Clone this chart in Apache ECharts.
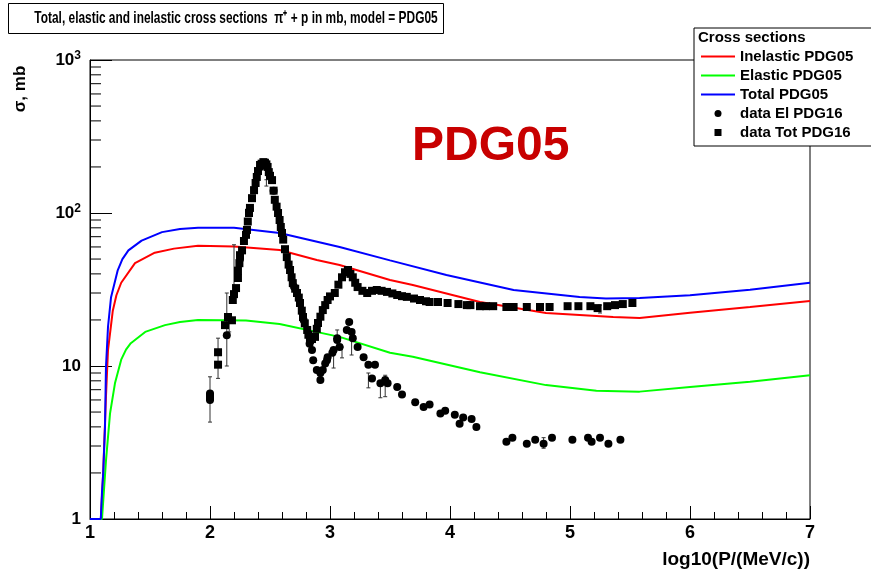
<!DOCTYPE html>
<html>
<head>
<meta charset="UTF-8">
<title>pi+ p cross sections PDG05</title>
<script src="https://cdn.jsdelivr.net/npm/echarts@6.0.0/dist/echarts.min.js"></script>
<style>
  html, body { margin: 0; padding: 0; background: #fff; }
  #chart { width: 871px; height: 578px; }
</style>
</head>
<body>
<div id="chart"></div>
<script>
// model curves [log10(P), sigma mb]
var inelastic = [[1.0, 1], [1.09, 1], [1.11, 2], [1.133, 6.3], [1.15, 12.7], [1.19, 23], [1.22, 29], [1.26, 35],
  [1.375, 47], [1.54, 55], [1.7, 58.5], [1.9, 61], [2.2, 60.5], [2.58, 57.3], [2.89, 49.3], [3.08, 45.7],
  [3.22, 42.4], [3.5, 36.5], [3.69, 33.8], [4.25, 26.2], [4.8, 22.2], [5.36, 20.9], [5.58, 20.6],
  [6.0, 22.3], [6.5, 24.3], [7.0, 26.6]];
var elastic = [[1.0, 1], [1.1, 1], [1.133, 2.4], [1.167, 4.9], [1.208, 7.7], [1.26, 11], [1.3, 12.8], [1.34, 14.1],
  [1.46, 16.7], [1.625, 18.5], [1.75, 19.4], [1.9, 20], [2.3, 19.8], [2.58, 18.8], [3.08, 15.5], [3.5, 12.2],
  [3.69, 11.5], [4.25, 9.1], [4.8, 7.5], [5.22, 6.9], [5.58, 6.8], [6.0, 7.3], [6.5, 7.9], [7.0, 8.7]];
var total = [[1.0, 1], [1.09, 1], [1.1, 1.5], [1.11, 2.0], [1.125, 4.0], [1.133, 9.8], [1.15, 18],
  [1.175, 28], [1.23, 42], [1.27, 50], [1.32, 57], [1.43, 66], [1.6, 75], [1.75, 78.5], [1.9, 80], [2.2, 80], [2.58, 74],
  [3.08, 60], [3.5, 49], [3.97, 39.3], [4.53, 31.4], [5.08, 28.2], [5.3, 27.6], [5.58, 27.8],
  [6.0, 29], [6.5, 31.5], [7.0, 35]];

// measured points
var dataTot = [[2.0, 6.3], [2.067, 10.2], [2.067, 12.3], [2.125, 18.5], [2.15, 20.9], [2.183, 19.9],
  [2.19, 27], [2.2, 29.5], [2.217, 32.3], [2.233, 37.6], [2.233, 42], [2.245, 47], [2.25, 53],
  [2.267, 57], [2.283, 65.6], [2.3, 72], [2.308, 77.5], [2.315, 88], [2.325, 100], [2.333, 108],
  [2.35, 125], [2.367, 141], [2.38, 157], [2.39, 172], [2.4, 188], [2.417, 206], [2.43, 210],
  [2.445, 215], [2.458, 213], [2.47, 208], [2.48, 200], [2.49, 185], [2.5, 175], [2.517, 164],
  [2.53, 140], [2.54, 122], [2.555, 110], [2.567, 100], [2.58, 90], [2.59, 81], [2.6, 74],
  [2.61, 67], [2.625, 58], [2.64, 51.5], [2.655, 46], [2.667, 42.4], [2.68, 38], [2.69, 34.8],
  [2.71, 32], [2.725, 30], [2.74, 28], [2.75, 25.8], [2.765, 23], [2.775, 20.9], [2.79, 19],
  [2.81, 17.2], [2.82, 16], [2.833, 14.8], [2.85, 15], [2.875, 15.5], [2.89, 17.5], [2.9, 19.1],
  [2.92, 21], [2.94, 23.2], [2.96, 25], [2.98, 27], [3.0, 28.5], [3.04, 30], [3.07, 34], [3.1, 38],
  [3.125, 41], [3.15, 42.4], [3.17, 40], [3.19, 38], [3.21, 35], [3.23, 32.8], [3.27, 31],
  [3.31, 30], [3.35, 31], [3.39, 31.4], [3.43, 31], [3.475, 30.5], [3.52, 29.8], [3.56, 29.1],
  [3.6, 28.6], [3.64, 28.3], [3.7, 27.6], [3.75, 27], [3.8, 26.5], [3.83, 26.2], [3.9, 26.2],
  [3.98, 25.8], [4.07, 25.4], [4.14, 25], [4.17, 25], [4.25, 24.6], [4.3, 24.6], [4.36, 24.6],
  [4.47, 24.3], [4.53, 24.3], [4.64, 24.3], [4.75, 24.3], [4.83, 24.3], [4.98, 24.6], [5.07, 24.6],
  [5.17, 24.6], [5.23, 23.9], [5.31, 24.6], [5.375, 25], [5.44, 25.4], [5.52, 25.8]];
var dataEl = [[2.0, 6.0], [2.0, 6.6], [2.14, 15.9], [2.25, 50], [2.33, 105], [2.42, 200], [2.47, 205],
  [2.53, 140], [2.6, 75], [2.7, 33], [2.78, 20], [2.83, 14], [2.85, 12.7], [2.86, 10.9], [2.89, 9.4],
  [2.92, 8.1], [2.92, 9], [2.94, 9.4], [2.96, 10.4], [2.975, 10.9], [2.98, 11.4], [3.02, 12.2],
  [3.03, 12.7], [3.06, 14.8], [3.06, 15.2], [3.08, 13.3], [3.14, 17.2], [3.16, 19.4], [3.18, 16.7],
  [3.19, 15.2], [3.23, 13.3], [3.28, 11.4], [3.32, 10.2], [3.35, 8.3], [3.375, 10.2], [3.42, 7.7],
  [3.46, 8.1], [3.48, 7.7], [3.56, 7.3], [3.6, 6.5], [3.71, 5.8], [3.78, 5.4], [3.83, 5.6],
  [3.92, 4.9], [3.96, 5.1], [4.04, 4.8], [4.08, 4.2], [4.11, 4.6], [4.18, 4.5], [4.22, 4.0],
  [4.47, 3.2], [4.52, 3.4], [4.64, 3.1], [4.71, 3.3], [4.78, 3.1], [4.85, 3.4], [5.02, 3.3],
  [5.15, 3.4], [5.18, 3.2], [5.25, 3.4], [5.32, 3.1], [5.42, 3.3]];
// [x, low, high]
var errBars = [[2.0, 4.3, 8.5], [2.067, 8.3, 15.2], [2.14, 10, 30], [2.16, 16.7, 22], [2.2, 30, 62],
  [2.47, 150, 165], [3.03, 9.7, 12.7], [3.06, 13.3, 17.2], [3.1, 11.3, 13.3], [3.18, 11.8, 15.2],
  [3.32, 7.2, 9.0], [3.42, 6.2, 7.9], [3.46, 6.3, 8.7], [4.78, 2.9, 3.4], [5.25, 22.2, 25]];

var yMinor = [2, 3, 4, 5, 6, 7, 8, 9, 20, 30, 40, 50, 60, 70, 80, 90, 200, 300, 400, 500, 600, 700, 800, 900];

var FONT = 'Liberation Sans';
var chart = echarts.init(document.getElementById('chart'));

function lineSeries(name, data, color) {
  return {
    name: name, type: 'line', data: data, symbol: 'none', smooth: false,
    lineStyle: { color: color, width: 2 }, itemStyle: { color: color },
    z: 3
  };
}
var hideSym = { opacity: 0 };

chart.setOption({
  animation: false,
  grid: { left: 90, right: 61, top: 60, bottom: 59, show: true, borderColor: '#000', borderWidth: 1 },
  xAxis: {
    type: 'value', min: 1, max: 7, interval: 1,
    axisLine: { lineStyle: { color: '#000' } },
    axisTick: { inside: true, length: 13, lineStyle: { color: '#000' } },
    minorTick: { show: true, splitNumber: 5, length: 7, lineStyle: { color: '#000' } },
    splitLine: { show: false },
    axisLabel: { color: '#000', fontFamily: FONT, fontWeight: 'bold', fontSize: 18, margin: 5 }
  },
  yAxis: {
    type: 'log', logBase: 10, min: 1, max: 1000,
    axisLine: { lineStyle: { color: '#000' } },
    axisTick: { inside: true, length: 22, lineStyle: { color: '#000' } },
    splitLine: { show: false },
    axisLabel: {
      color: '#000', fontFamily: FONT, fontWeight: 'bold', fontSize: 17, margin: 9,
      formatter: function (v) {
        if (v === 100) return '10{s|2}';
        if (v === 1000) return '10{s|3}';
        return String(Math.round(v));
      },
      rich: { s: { fontSize: 12, fontWeight: 'bold', fontFamily: FONT, verticalAlign: 'top', padding: [0, 0, 8, 0] } }
    }
  },
  legend: {
    left: 694, top: 28, orient: 'vertical',
    padding: [21, 30, 6, 6],
    borderColor: '#000', borderWidth: 1, backgroundColor: '#fff',
    itemWidth: 34, itemHeight: 7, itemGap: 4,
    textStyle: { color: '#000', fontFamily: FONT, fontWeight: 'bold', fontSize: 15, lineHeight: 15 },
    data: [
      { name: 'Inelastic PDG05', itemStyle: hideSym },
      { name: 'Elastic PDG05', itemStyle: hideSym },
      { name: 'Total PDG05', itemStyle: hideSym },
      { name: 'data El PDG16', icon: 'circle' },
      { name: 'data Tot PDG16', icon: 'path://M0,0h10v10h-10z' }
    ]
  },
  graphic: [
    { type: 'rect', left: 8, top: 3, shape: { width: 435, height: 30 },
      style: { fill: '#fff', stroke: '#000', lineWidth: 1 }, z: 10 },
    { type: 'text', x: 236, y: 18, scaleX: 0.7, z: 11,
      style: { text: 'Total, elastic and inelastic cross sections  \u03c0\u207a + p in mb, model = PDG05',
        fill: '#000', font: 'bold 17px ' + FONT, align: 'center', verticalAlign: 'middle' } },
    { type: 'text', x: 698, y: 38, z: 20,
      style: { text: 'Cross sections', fill: '#000', font: 'bold 15px ' + FONT, verticalAlign: 'middle' } },
    { type: 'text', x: 412, y: 147, z: 5,
      style: { text: 'PDG05', fill: '#c80000', font: 'bold 48px ' + FONT, verticalAlign: 'middle' } },
    { type: 'text', x: 810, y: 560, z: 5,
      style: { text: 'log10(P/(MeV/c))', fill: '#000', font: 'bold 19px ' + FONT, align: 'right', verticalAlign: 'middle' } },
    { type: 'text', x: 20, y: 89, rotation: Math.PI / 2, z: 5,
      style: { text: '\u03c3, mb', fill: '#000', font: 'bold 17px ' + FONT, align: 'center', verticalAlign: 'middle' } }
  ],
  series: [
    {
      type: 'custom', silent: true, z: 2,
      data: yMinor.map(function (v) { return [1, v]; }),
      renderItem: function (params, api) {
        var p = api.coord([api.value(0), api.value(1)]);
        return { type: 'line', shape: { x1: p[0], y1: p[1], x2: p[0] + 11, y2: p[1] },
          style: { stroke: '#000', lineWidth: 1 } };
      }
    },
    lineSeries('Inelastic PDG05', inelastic, '#ff0000'),
    lineSeries('Elastic PDG05', elastic, '#00ff00'),
    lineSeries('Total PDG05', total, '#0000ff'),
    {
      type: 'custom', silent: true, z: 4,
      data: errBars,
      encode: { x: 0, y: [1, 2] },
      renderItem: function (params, api) {
        var x = api.value(0);
        var lo = api.coord([x, api.value(1)]);
        var hi = api.coord([x, api.value(2)]);
        var st = { stroke: '#333', lineWidth: 1 };
        return { type: 'group', children: [
          { type: 'line', shape: { x1: lo[0], y1: lo[1], x2: hi[0], y2: hi[1] }, style: st },
          { type: 'line', shape: { x1: lo[0] - 2, y1: lo[1], x2: lo[0] + 2, y2: lo[1] }, style: st },
          { type: 'line', shape: { x1: hi[0] - 2, y1: hi[1], x2: hi[0] + 2, y2: hi[1] }, style: st }
        ] };
      }
    },
    {
      name: 'data El PDG16', type: 'scatter', data: dataEl, symbol: 'circle', symbolSize: 8,
      itemStyle: { color: '#000', opacity: 1 }, z: 5
    },
    {
      name: 'data Tot PDG16', type: 'scatter', data: dataTot, symbol: 'rect', symbolSize: 8,
      itemStyle: { color: '#000', opacity: 1 }, z: 5
    }
  ]
});
</script>
</body>
</html>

_ _ _ _ _

WHAT IS NEEDED:
Repeat only the lines from the beginning of the material through the line containing "[6.0, 29], [6.5, 31.5], [7.0, 35]];", both ends kept, leaving pictures out.

TASK RESPONSE:
Clone this chart in Apache ECharts.
<!DOCTYPE html>
<html>
<head>
<meta charset="UTF-8">
<title>pi+ p cross sections PDG05</title>
<script src="https://cdn.jsdelivr.net/npm/echarts@6.0.0/dist/echarts.min.js"></script>
<style>
  html, body { margin: 0; padding: 0; background: #fff; }
  #chart { width: 871px; height: 578px; }
</style>
</head>
<body>
<div id="chart"></div>
<script>
// model curves [log10(P), sigma mb]
var inelastic = [[1.0, 1], [1.09, 1], [1.11, 2], [1.133, 6.3], [1.15, 12.7], [1.19, 23], [1.22, 29], [1.26, 35],
  [1.375, 47], [1.54, 55], [1.7, 58.5], [1.9, 61], [2.2, 60.5], [2.58, 57.3], [2.89, 49.3], [3.08, 45.7],
  [3.22, 42.4], [3.5, 36.5], [3.69, 33.8], [4.25, 26.2], [4.8, 22.2], [5.36, 20.9], [5.58, 20.6],
  [6.0, 22.3], [6.5, 24.3], [7.0, 26.6]];
var elastic = [[1.0, 1], [1.1, 1], [1.133, 2.4], [1.167, 4.9], [1.208, 7.7], [1.26, 11], [1.3, 12.8], [1.34, 14.1],
  [1.46, 16.7], [1.625, 18.5], [1.75, 19.4], [1.9, 20], [2.3, 19.8], [2.58, 18.8], [3.08, 15.5], [3.5, 12.2],
  [3.69, 11.5], [4.25, 9.1], [4.8, 7.5], [5.22, 6.9], [5.58, 6.8], [6.0, 7.3], [6.5, 7.9], [7.0, 8.7]];
var total = [[1.0, 1], [1.09, 1], [1.1, 1.5], [1.11, 2.0], [1.125, 4.0], [1.133, 9.8], [1.15, 18],
  [1.175, 28], [1.23, 42], [1.27, 50], [1.32, 57], [1.43, 66], [1.6, 75], [1.75, 78.5], [1.9, 80], [2.2, 80], [2.58, 74],
  [3.08, 60], [3.5, 49], [3.97, 39.3], [4.53, 31.4], [5.08, 28.2], [5.3, 27.6], [5.58, 27.8],
  [6.0, 29], [6.5, 31.5], [7.0, 35]];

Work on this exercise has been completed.